:: Dataset extract ::

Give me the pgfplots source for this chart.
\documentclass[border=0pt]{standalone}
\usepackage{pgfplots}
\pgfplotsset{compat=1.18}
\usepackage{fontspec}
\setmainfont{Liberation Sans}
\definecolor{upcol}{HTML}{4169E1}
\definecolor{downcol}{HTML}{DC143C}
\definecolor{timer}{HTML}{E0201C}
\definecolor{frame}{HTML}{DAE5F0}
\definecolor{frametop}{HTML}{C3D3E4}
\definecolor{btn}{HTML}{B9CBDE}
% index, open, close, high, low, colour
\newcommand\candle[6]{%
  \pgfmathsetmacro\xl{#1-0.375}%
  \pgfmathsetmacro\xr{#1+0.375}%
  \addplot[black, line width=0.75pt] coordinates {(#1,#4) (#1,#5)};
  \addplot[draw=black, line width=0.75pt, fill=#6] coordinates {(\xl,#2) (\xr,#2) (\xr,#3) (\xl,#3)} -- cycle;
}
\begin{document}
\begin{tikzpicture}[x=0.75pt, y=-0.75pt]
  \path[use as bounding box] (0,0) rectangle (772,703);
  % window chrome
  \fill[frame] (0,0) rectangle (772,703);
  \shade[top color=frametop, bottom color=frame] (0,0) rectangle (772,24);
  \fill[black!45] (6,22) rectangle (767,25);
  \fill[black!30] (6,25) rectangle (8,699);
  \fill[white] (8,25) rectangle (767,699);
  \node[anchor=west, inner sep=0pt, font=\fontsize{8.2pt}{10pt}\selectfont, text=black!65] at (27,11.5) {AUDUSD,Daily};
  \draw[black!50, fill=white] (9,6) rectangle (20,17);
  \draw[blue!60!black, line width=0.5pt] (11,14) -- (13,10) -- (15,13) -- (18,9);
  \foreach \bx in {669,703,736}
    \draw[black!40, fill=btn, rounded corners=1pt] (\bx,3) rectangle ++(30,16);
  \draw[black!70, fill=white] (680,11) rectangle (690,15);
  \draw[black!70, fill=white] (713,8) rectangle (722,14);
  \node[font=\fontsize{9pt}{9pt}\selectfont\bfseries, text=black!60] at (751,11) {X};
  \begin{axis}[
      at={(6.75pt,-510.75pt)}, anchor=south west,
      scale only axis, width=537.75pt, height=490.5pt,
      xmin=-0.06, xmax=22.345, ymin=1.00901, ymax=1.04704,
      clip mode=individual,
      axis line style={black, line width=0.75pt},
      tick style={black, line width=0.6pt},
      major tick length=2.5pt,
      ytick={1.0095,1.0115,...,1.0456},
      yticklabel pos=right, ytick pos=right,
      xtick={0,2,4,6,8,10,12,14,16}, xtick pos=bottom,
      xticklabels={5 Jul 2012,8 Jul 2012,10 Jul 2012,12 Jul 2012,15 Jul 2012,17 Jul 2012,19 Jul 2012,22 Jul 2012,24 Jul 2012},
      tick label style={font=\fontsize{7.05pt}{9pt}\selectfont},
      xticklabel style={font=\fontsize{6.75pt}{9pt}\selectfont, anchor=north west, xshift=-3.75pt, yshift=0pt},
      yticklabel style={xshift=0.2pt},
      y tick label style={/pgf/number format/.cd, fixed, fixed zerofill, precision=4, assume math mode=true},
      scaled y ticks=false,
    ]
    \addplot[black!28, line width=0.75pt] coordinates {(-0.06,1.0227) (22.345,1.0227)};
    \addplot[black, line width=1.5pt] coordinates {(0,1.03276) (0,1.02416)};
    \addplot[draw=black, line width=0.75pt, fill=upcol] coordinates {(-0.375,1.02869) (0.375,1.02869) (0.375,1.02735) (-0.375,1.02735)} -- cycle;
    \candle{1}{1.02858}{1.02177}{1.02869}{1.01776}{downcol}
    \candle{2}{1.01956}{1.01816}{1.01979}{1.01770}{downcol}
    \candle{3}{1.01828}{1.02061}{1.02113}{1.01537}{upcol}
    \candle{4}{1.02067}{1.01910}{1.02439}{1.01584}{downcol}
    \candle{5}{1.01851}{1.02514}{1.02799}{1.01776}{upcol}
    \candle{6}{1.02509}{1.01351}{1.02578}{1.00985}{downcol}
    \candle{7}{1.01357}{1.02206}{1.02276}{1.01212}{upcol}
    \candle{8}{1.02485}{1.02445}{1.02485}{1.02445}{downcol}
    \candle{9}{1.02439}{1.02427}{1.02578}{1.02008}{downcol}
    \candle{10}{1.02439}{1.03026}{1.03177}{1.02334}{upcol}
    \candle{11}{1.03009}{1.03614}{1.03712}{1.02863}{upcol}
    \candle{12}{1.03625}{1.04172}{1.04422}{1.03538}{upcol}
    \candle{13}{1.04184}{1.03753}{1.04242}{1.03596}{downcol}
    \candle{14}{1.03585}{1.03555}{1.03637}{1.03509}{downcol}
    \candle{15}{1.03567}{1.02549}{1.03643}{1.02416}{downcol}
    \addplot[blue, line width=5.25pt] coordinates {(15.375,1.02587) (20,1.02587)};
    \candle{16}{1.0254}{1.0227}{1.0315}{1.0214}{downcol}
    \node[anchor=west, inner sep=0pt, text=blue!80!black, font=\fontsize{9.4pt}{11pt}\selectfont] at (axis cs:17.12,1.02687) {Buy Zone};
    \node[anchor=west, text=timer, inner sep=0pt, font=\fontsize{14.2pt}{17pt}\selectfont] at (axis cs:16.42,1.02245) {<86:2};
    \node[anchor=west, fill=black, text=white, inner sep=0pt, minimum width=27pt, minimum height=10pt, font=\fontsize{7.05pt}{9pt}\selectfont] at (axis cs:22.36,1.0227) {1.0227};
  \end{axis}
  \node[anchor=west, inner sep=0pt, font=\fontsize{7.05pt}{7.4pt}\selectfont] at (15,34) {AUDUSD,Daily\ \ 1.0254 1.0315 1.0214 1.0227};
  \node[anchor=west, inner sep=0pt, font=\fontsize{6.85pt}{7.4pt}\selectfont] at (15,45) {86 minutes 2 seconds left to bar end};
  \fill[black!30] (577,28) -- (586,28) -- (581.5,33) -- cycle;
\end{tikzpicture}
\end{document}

:::

• _Written exercise_:
Extract each line from the listing above, please, and repeat it exactly.

• _Full solution_:
Give me the pgfplots source for this chart.
\documentclass[border=0pt]{standalone}
\usepackage{pgfplots}
\pgfplotsset{compat=1.18}
\usepackage{fontspec}
\setmainfont{Liberation Sans}
\definecolor{upcol}{HTML}{4169E1}
\definecolor{downcol}{HTML}{DC143C}
\definecolor{timer}{HTML}{E0201C}
\definecolor{frame}{HTML}{DAE5F0}
\definecolor{frametop}{HTML}{C3D3E4}
\definecolor{btn}{HTML}{B9CBDE}
% index, open, close, high, low, colour
\newcommand\candle[6]{%
  \pgfmathsetmacro\xl{#1-0.375}%
  \pgfmathsetmacro\xr{#1+0.375}%
  \addplot[black, line width=0.75pt] coordinates {(#1,#4) (#1,#5)};
  \addplot[draw=black, line width=0.75pt, fill=#6] coordinates {(\xl,#2) (\xr,#2) (\xr,#3) (\xl,#3)} -- cycle;
}
\begin{document}
\begin{tikzpicture}[x=0.75pt, y=-0.75pt]
  \path[use as bounding box] (0,0) rectangle (772,703);
  % window chrome
  \fill[frame] (0,0) rectangle (772,703);
  \shade[top color=frametop, bottom color=frame] (0,0) rectangle (772,24);
  \fill[black!45] (6,22) rectangle (767,25);
  \fill[black!30] (6,25) rectangle (8,699);
  \fill[white] (8,25) rectangle (767,699);
  \node[anchor=west, inner sep=0pt, font=\fontsize{8.2pt}{10pt}\selectfont, text=black!65] at (27,11.5) {AUDUSD,Daily};
  \draw[black!50, fill=white] (9,6) rectangle (20,17);
  \draw[blue!60!black, line width=0.5pt] (11,14) -- (13,10) -- (15,13) -- (18,9);
  \foreach \bx in {669,703,736}
    \draw[black!40, fill=btn, rounded corners=1pt] (\bx,3) rectangle ++(30,16);
  \draw[black!70, fill=white] (680,11) rectangle (690,15);
  \draw[black!70, fill=white] (713,8) rectangle (722,14);
  \node[font=\fontsize{9pt}{9pt}\selectfont\bfseries, text=black!60] at (751,11) {X};
  \begin{axis}[
      at={(6.75pt,-510.75pt)}, anchor=south west,
      scale only axis, width=537.75pt, height=490.5pt,
      xmin=-0.06, xmax=22.345, ymin=1.00901, ymax=1.04704,
      clip mode=individual,
      axis line style={black, line width=0.75pt},
      tick style={black, line width=0.6pt},
      major tick length=2.5pt,
      ytick={1.0095,1.0115,...,1.0456},
      yticklabel pos=right, ytick pos=right,
      xtick={0,2,4,6,8,10,12,14,16}, xtick pos=bottom,
      xticklabels={5 Jul 2012,8 Jul 2012,10 Jul 2012,12 Jul 2012,15 Jul 2012,17 Jul 2012,19 Jul 2012,22 Jul 2012,24 Jul 2012},
      tick label style={font=\fontsize{7.05pt}{9pt}\selectfont},
      xticklabel style={font=\fontsize{6.75pt}{9pt}\selectfont, anchor=north west, xshift=-3.75pt, yshift=0pt},
      yticklabel style={xshift=0.2pt},
      y tick label style={/pgf/number format/.cd, fixed, fixed zerofill, precision=4, assume math mode=true},
      scaled y ticks=false,
    ]
    \addplot[black!28, line width=0.75pt] coordinates {(-0.06,1.0227) (22.345,1.0227)};
    \addplot[black, line width=1.5pt] coordinates {(0,1.03276) (0,1.02416)};
    \addplot[draw=black, line width=0.75pt, fill=upcol] coordinates {(-0.375,1.02869) (0.375,1.02869) (0.375,1.02735) (-0.375,1.02735)} -- cycle;
    \candle{1}{1.02858}{1.02177}{1.02869}{1.01776}{downcol}
    \candle{2}{1.01956}{1.01816}{1.01979}{1.01770}{downcol}
    \candle{3}{1.01828}{1.02061}{1.02113}{1.01537}{upcol}
    \candle{4}{1.02067}{1.01910}{1.02439}{1.01584}{downcol}
    \candle{5}{1.01851}{1.02514}{1.02799}{1.01776}{upcol}
    \candle{6}{1.02509}{1.01351}{1.02578}{1.00985}{downcol}
    \candle{7}{1.01357}{1.02206}{1.02276}{1.01212}{upcol}
    \candle{8}{1.02485}{1.02445}{1.02485}{1.02445}{downcol}
    \candle{9}{1.02439}{1.02427}{1.02578}{1.02008}{downcol}
    \candle{10}{1.02439}{1.03026}{1.03177}{1.02334}{upcol}
    \candle{11}{1.03009}{1.03614}{1.03712}{1.02863}{upcol}
    \candle{12}{1.03625}{1.04172}{1.04422}{1.03538}{upcol}
    \candle{13}{1.04184}{1.03753}{1.04242}{1.03596}{downcol}
    \candle{14}{1.03585}{1.03555}{1.03637}{1.03509}{downcol}
    \candle{15}{1.03567}{1.02549}{1.03643}{1.02416}{downcol}
    \addplot[blue, line width=5.25pt] coordinates {(15.375,1.02587) (20,1.02587)};
    \candle{16}{1.0254}{1.0227}{1.0315}{1.0214}{downcol}
    \node[anchor=west, inner sep=0pt, text=blue!80!black, font=\fontsize{9.4pt}{11pt}\selectfont] at (axis cs:17.12,1.02687) {Buy Zone};
    \node[anchor=west, text=timer, inner sep=0pt, font=\fontsize{14.2pt}{17pt}\selectfont] at (axis cs:16.42,1.02245) {<86:2};
    \node[anchor=west, fill=black, text=white, inner sep=0pt, minimum width=27pt, minimum height=10pt, font=\fontsize{7.05pt}{9pt}\selectfont] at (axis cs:22.36,1.0227) {1.0227};
  \end{axis}
  \node[anchor=west, inner sep=0pt, font=\fontsize{7.05pt}{7.4pt}\selectfont] at (15,34) {AUDUSD,Daily\ \ 1.0254 1.0315 1.0214 1.0227};
  \node[anchor=west, inner sep=0pt, font=\fontsize{6.85pt}{7.4pt}\selectfont] at (15,45) {86 minutes 2 seconds left to bar end};
  \fill[black!30] (577,28) -- (586,28) -- (581.5,33) -- cycle;
\end{tikzpicture}
\end{document}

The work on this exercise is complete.